Sherwood Smith. Journey to Otherwhere (Voyage of the Basset). Random House, 2000. ISBN 9780375800511 224 pp. $
This fantasy tale with an old-fashioned flavor is set in England at the turn of the century or start of the Industrial Revolution.
Meddler and inventor-wanna-be Bradford Ellis takes Lucy Beale under his wing, determined to benefit the poor seamstress at his father’s school with a classical education during the summer holiday. As part of their education, the two are invited to tour a ship, which takes them on a journey to the Lands of Legend where imagination, not progress and intellect, rule.
The text is unexciting and the premise weak. Because there is little history or explanation behind the magic, the story has no backbone. Lucy is the only fleshed out character with a history, hopes and dreams, and a skill at sewing that materializes into a real occupation. Brad is immature and frustrating, and it is predictable that he finally “gets it” and realizes that Progress is not the key to everything.

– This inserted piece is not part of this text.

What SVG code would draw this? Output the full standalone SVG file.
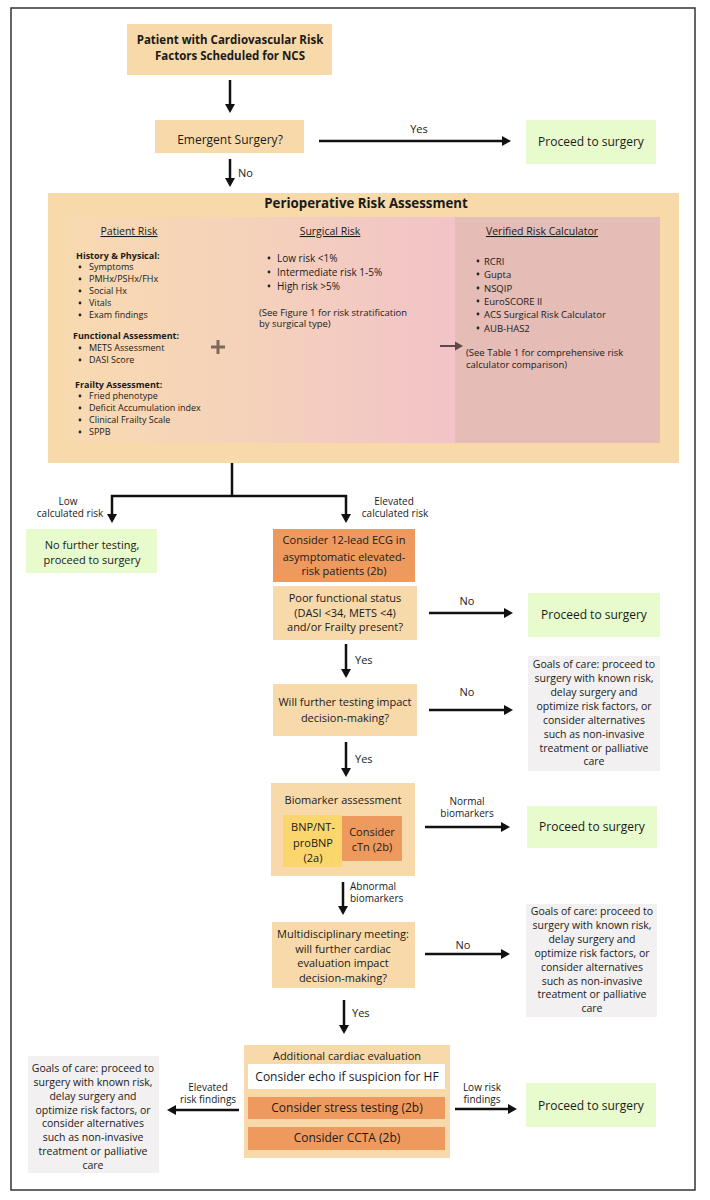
<svg xmlns="http://www.w3.org/2000/svg" width="710" height="1200" viewBox="0 0 710 1200">
<defs>
<linearGradient id="g1" x1="0" y1="0" x2="1" y2="0">
<stop offset="0" stop-color="#f8dab1"/>
<stop offset="0.45" stop-color="#f5d2ba"/>
<stop offset="1" stop-color="#f2c3c8"/>
</linearGradient>
<marker id="ah" markerUnits="userSpaceOnUse" markerWidth="9" markerHeight="10" refX="0" refY="5" orient="auto" overflow="visible">
<path d="M0,0 L9,5 L0,10 z" fill="#111"/>
</marker>
<marker id="ahg" markerUnits="userSpaceOnUse" markerWidth="8" markerHeight="9" refX="0" refY="4.5" orient="auto" overflow="visible">
<path d="M0,0 L8,4.5 L0,9 z" fill="#5b4a48"/>
</marker>
</defs>
<style>
text{font-family:"Open Sans","Noto Sans","DejaVu Sans",sans-serif;fill:#1a1a1a}
.c{text-anchor:middle}
.tan{fill:#f8d9a9}
.grn{fill:#e7fbcd}
.gry{fill:#f2f0f0}
.org{fill:#ee9a5e}
.yel{fill:#fbd66c}
.f11{font-size:11px}
.f12{font-size:12px}
.f10{font-size:10px}
.f105{font-size:10.5px}
.f9{font-size:9px}
.f95{font-size:9.5px}
.b{font-weight:bold}
.u{text-decoration:underline}
.ln{stroke:#111;stroke-width:2.5;fill:none}
</style>
<rect x="0" y="0" width="710" height="1200" fill="#fff"/>
<rect x="11" y="8" width="684" height="1182" fill="none" stroke="#333" stroke-width="1.5"/>

<g id="connectors">
<line class="ln" x1="230" y1="80" x2="230" y2="104" marker-end="url(#ah)"/>
<line class="ln" x1="319" y1="141" x2="502" y2="141" marker-end="url(#ah)"/>
<line class="ln" x1="230" y1="159" x2="230" y2="178" marker-end="url(#ah)"/>
<polyline class="ln" points="232,463 232,496"/>
<polyline class="ln" points="111,496 347,496"/>
<line class="ln" x1="112" y1="495" x2="112" y2="514" marker-end="url(#ah)"/>
<line class="ln" x1="346" y1="495" x2="346" y2="514" marker-end="url(#ah)"/>
<line class="ln" x1="429" y1="613" x2="504" y2="613" marker-end="url(#ah)"/>
<line class="ln" x1="346" y1="644" x2="346" y2="669" marker-end="url(#ah)"/>
<line class="ln" x1="429" y1="710" x2="504" y2="710" marker-end="url(#ah)"/>
<line class="ln" x1="346" y1="742" x2="346" y2="768" marker-end="url(#ah)"/>
<line class="ln" x1="425" y1="827" x2="501" y2="827" marker-end="url(#ah)"/>
<line class="ln" x1="343" y1="882" x2="343" y2="906" marker-end="url(#ah)"/>
<line class="ln" x1="425" y1="954" x2="501" y2="954" marker-end="url(#ah)"/>
<line class="ln" x1="344" y1="1000" x2="344" y2="1025" marker-end="url(#ah)"/>
<line class="ln" x1="239" y1="1110" x2="176" y2="1110" marker-end="url(#ah)"/>
<line class="ln" x1="455" y1="1109" x2="508" y2="1109" marker-end="url(#ah)"/>
<text class="f11" x="419" y="133" text-anchor="middle">Yes</text>
<text class="f11" x="238" y="177">No</text>
<text class="f10 c" x="68" y="505">Low</text>
<text class="f10 c" x="70" y="517">calculated risk</text>
<text class="f10 c" x="394" y="505">Elevated</text>
<text class="f10 c" x="395" y="517">calculated risk</text>
<text class="f11 c" x="467" y="605">No</text>
<text class="f11" x="355" y="664">Yes</text>
<text class="f11 c" x="467" y="696">No</text>
<text class="f11" x="355" y="763">Yes</text>
<text class="f10 c" x="467" y="805">Normal</text>
<text class="f10 c" x="467" y="817">biomarkers</text>
<text class="f10" x="350" y="890">Abnormal</text>
<text class="f10" x="350" y="902">biomarkers</text>
<text class="f11 c" x="463" y="949">No</text>
<text class="f11" x="352" y="1017">Yes</text>
<text class="f10 c" x="208" y="1091">Elevated</text>
<text class="f10 c" x="208" y="1103">risk findings</text>
<text class="f10 c" x="482" y="1091">Low risk</text>
<text class="f10 c" x="482" y="1103">findings</text>
</g>

<g id="start">
<rect class="tan" x="127" y="24" width="205" height="51"/>
<text class="b c" font-size="11.5" x="230" y="44">Patient with Cardiovascular Risk</text>
<text class="b c" font-size="11.5" x="230" y="60">Factors Scheduled for NCS</text>
</g>

<g id="emergent">
<rect class="tan" x="155" y="120" width="149" height="33"/>
<text class="f12 c" x="230" y="144">Emergent Surgery?</text>
</g>

<g id="proceed1">
<rect class="grn" x="526" y="120" width="130" height="44"/>
<text class="f12 c" x="591" y="146">Proceed to surgery</text>
</g>

<g id="risk-assessment">
<rect class="tan" x="48" y="193" width="631" height="270"/>
<rect x="66" y="217" width="389" height="226" fill="url(#g1)"/>
<rect x="455" y="217" width="205" height="226" fill="#e5bcb6"/>
<text class="b c" x="366" y="208" font-size="13.3">Perioperative Risk Assessment</text>

<text class="f105 c u" x="129" y="235">Patient Risk</text>
<text class="f9 b" x="76" y="259">History &amp; Physical:</text>
<g fill="#222">
<circle cx="80" cy="267" r="1.4"/><circle cx="80" cy="279" r="1.4"/><circle cx="80" cy="291" r="1.4"/><circle cx="80" cy="303" r="1.4"/><circle cx="80" cy="315" r="1.4"/>
<circle cx="80" cy="348" r="1.4"/><circle cx="80" cy="360" r="1.4"/>
<circle cx="80" cy="396" r="1.4"/><circle cx="80" cy="408" r="1.4"/><circle cx="80" cy="420" r="1.4"/><circle cx="80" cy="432" r="1.4"/>
</g>
<text class="f9" x="89" y="270">Symptoms</text>
<text class="f9" x="89" y="282">PMHx/PSHx/FHx</text>
<text class="f9" x="89" y="294">Social Hx</text>
<text class="f9" x="89" y="306">Vitals</text>
<text class="f9" x="89" y="318">Exam findings</text>
<text class="f9 b" x="73" y="339">Functional Assessment:</text>
<text class="f9" x="89" y="351">METS Assessment</text>
<text class="f9" x="89" y="363">DASI Score</text>
<text class="f9 b" x="75" y="388">Frailty Assessment:</text>
<text class="f9" x="89" y="399">Fried phenotype</text>
<text class="f9" x="89" y="411">Deficit Accumulation index</text>
<text class="f9" x="89" y="423">Clinical Frailty Scale</text>
<text class="f9" x="89" y="435">SPPB</text>
<path d="M211,345.5 h14 v3 h-14 z M216.5,340 h3 v14 h-3 z" fill="#7b6b5b"/>

<text class="f105 c u" x="330" y="235">Surgical Risk</text>
<g fill="#222">
<circle cx="269" cy="258" r="1.4"/><circle cx="269" cy="272" r="1.4"/><circle cx="269" cy="286" r="1.4"/>
</g>
<text class="f10" x="277" y="261.5">Low risk &lt;1%</text>
<text class="f10" x="277" y="275.5">Intermediate risk 1-5%</text>
<text class="f10" x="277" y="289.5">High risk &gt;5%</text>
<text class="f95" x="259" y="315.5">(See Figure 1 for risk stratification</text>
<text class="f95" x="259" y="326.5">by surgical type)</text>

<line x1="440" y1="346" x2="455" y2="346" stroke="#5b4a48" stroke-width="2" marker-end="url(#ahg)"/>

<text class="f105 c u" x="542" y="235">Verified Risk Calculator</text>
<g fill="#222">
<circle cx="478" cy="261" r="1.4"/><circle cx="478" cy="274" r="1.4"/><circle cx="478" cy="288" r="1.4"/><circle cx="478" cy="301" r="1.4"/><circle cx="478" cy="314" r="1.4"/><circle cx="478" cy="328" r="1.4"/>
</g>
<text class="f95" x="484" y="264.5">RCRI</text>
<text class="f95" x="484" y="277.5">Gupta</text>
<text class="f95" x="484" y="291.5">NSQIP</text>
<text class="f95" x="484" y="304.5">EuroSCORE II</text>
<text class="f95" x="484" y="317.5">ACS Surgical Risk Calculator</text>
<text class="f95" x="484" y="331.5">AUB-HAS2</text>
<text class="f95" x="466" y="355.5">(See Table 1 for comprehensive risk</text>
<text class="f95" x="466" y="367.5">calculator comparison)</text>
</g>

<g id="low-risk">
<rect class="grn" x="26" y="529" width="131" height="44"/>
<text class="f11 c" x="92" y="549">No further testing,</text>
<text class="f11 c" x="92" y="564">proceed to surgery</text>
</g>

<g id="ecg">
<rect class="org" x="273" y="529" width="142" height="53"/>
<text class="f11 c" x="344" y="544">Consider 12-lead ECG in</text>
<text class="f11 c" x="344" y="561">asymptomatic elevated-</text>
<text class="f11 c" x="344" y="575">risk patients (2b)</text>
</g>

<g id="functional">
<rect class="tan" x="273" y="586" width="144" height="54"/>
<text class="f11 c" x="345" y="602">Poor functional status</text>
<text class="f11 c" x="345" y="617">(DASI &lt;34, METS &lt;4)</text>
<text class="f11 c" x="345" y="631">and/or Frailty present?</text>
</g>

<g id="proceed2">
<rect class="grn" x="528" y="593" width="132" height="44"/>
<text class="f12 c" x="594" y="619">Proceed to surgery</text>
</g>

<g id="further-testing">
<rect class="tan" x="273" y="684" width="144" height="52"/>
<text class="f11 c" x="345" y="706">Will further testing impact</text>
<text class="f11 c" x="345" y="722">decision-making?</text>
</g>

<g id="goals1">
<rect class="gry" x="528" y="656" width="132" height="115"/>
<text class="f105 c" x="594" y="668">Goals of care: proceed to</text>
<text class="f105 c" x="594" y="682">surgery with known risk,</text>
<text class="f105 c" x="594" y="696">delay surgery and</text>
<text class="f105 c" x="594" y="710">optimize risk factors, or</text>
<text class="f105 c" x="594" y="724">consider alternatives</text>
<text class="f105 c" x="594" y="738">such as non-invasive</text>
<text class="f105 c" x="594" y="752">treatment or palliative</text>
<text class="f105 c" x="594" y="765">care</text>
</g>

<g id="biomarker">
<rect class="tan" x="271" y="783" width="144" height="93"/>
<text class="f11 c" x="343" y="804">Biomarker assessment</text>
<rect class="yel" x="283" y="815" width="59" height="52"/>
<rect class="org" x="342" y="816" width="60" height="45"/>
<text class="f11 c" x="313" y="831">BNP/NT-</text>
<text class="f11 c" x="313" y="847">proBNP</text>
<text class="f11 c" x="313" y="862">(2a)</text>
<text class="f11 c" x="372" y="836">Consider</text>
<text class="f11 c" x="372" y="851">cTn (2b)</text>
</g>

<g id="proceed3">
<rect class="grn" x="527" y="806" width="130" height="42"/>
<text class="f12 c" x="592" y="831">Proceed to surgery</text>
</g>

<g id="multidisciplinary">
<rect class="tan" x="272" y="922" width="143" height="66"/>
<text class="f11 c" x="343" y="938">Multidisciplinary meeting:</text>
<text class="f11 c" x="343" y="953">will further cardiac</text>
<text class="f11 c" x="343" y="967">evaluation impact</text>
<text class="f11 c" x="343" y="982">decision-making?</text>
</g>

<g id="goals2">
<rect class="gry" x="526" y="904" width="131" height="113"/>
<text class="f105 c" x="592" y="915">Goals of care: proceed to</text>
<text class="f105 c" x="592" y="929">surgery with known risk,</text>
<text class="f105 c" x="592" y="943">delay surgery and</text>
<text class="f105 c" x="592" y="957">optimize risk factors, or</text>
<text class="f105 c" x="592" y="971">consider alternatives</text>
<text class="f105 c" x="592" y="985">such as non-invasive</text>
<text class="f105 c" x="592" y="998">treatment or palliative</text>
<text class="f105 c" x="592" y="1012">care</text>
</g>

<g id="cardiac-eval">
<rect class="tan" x="244" y="1045" width="206" height="113"/>
<text class="f11 c" x="347" y="1060">Additional cardiac evaluation</text>
<rect x="248" y="1064" width="197" height="25" fill="#fff"/>
<text class="f12 c" x="347" y="1081">Consider echo if suspicion for HF</text>
<rect class="org" x="248" y="1097" width="197" height="22"/>
<text class="f12 c" x="347" y="1112">Consider stress testing (2b)</text>
<rect class="org" x="248" y="1127" width="197" height="23"/>
<text class="f12 c" x="347" y="1142">Consider CCTA (2b)</text>
</g>

<g id="goals3">
<rect class="gry" x="28" y="1056" width="131" height="117"/>
<text class="f105 c" x="93" y="1072">Goals of care: proceed to</text>
<text class="f105 c" x="93" y="1086">surgery with known risk,</text>
<text class="f105 c" x="93" y="1100">delay surgery and</text>
<text class="f105 c" x="93" y="1114">optimize risk factors, or</text>
<text class="f105 c" x="93" y="1127">consider alternatives</text>
<text class="f105 c" x="93" y="1141">such as non-invasive</text>
<text class="f105 c" x="93" y="1155">treatment or palliative</text>
<text class="f105 c" x="93" y="1169">care</text>
</g>

<g id="proceed4">
<rect class="grn" x="526" y="1083" width="130" height="44"/>
<text class="f12 c" x="591" y="1110">Proceed to surgery</text>
</g>
</svg>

Poe, Edgar Allen, illus. by Bill Fountain The Tell Tale Heart. Mojo Press, 1995. ISBN 978-1885418036 pp. $
This slim volume reinvents Poe through illustration, most strikingly when the artist interprets the narrator of The Tell Tale Heart as a female servant revealing herself through dialogue, and the voice rings eerily true. Also included in this graphic novel version are favorites such as the Bells and Annabel Lee, illustrated with dark gothic flair. A must have for any graphic novel collection, and a fine compliment to other Poe collections–but good luck finding it!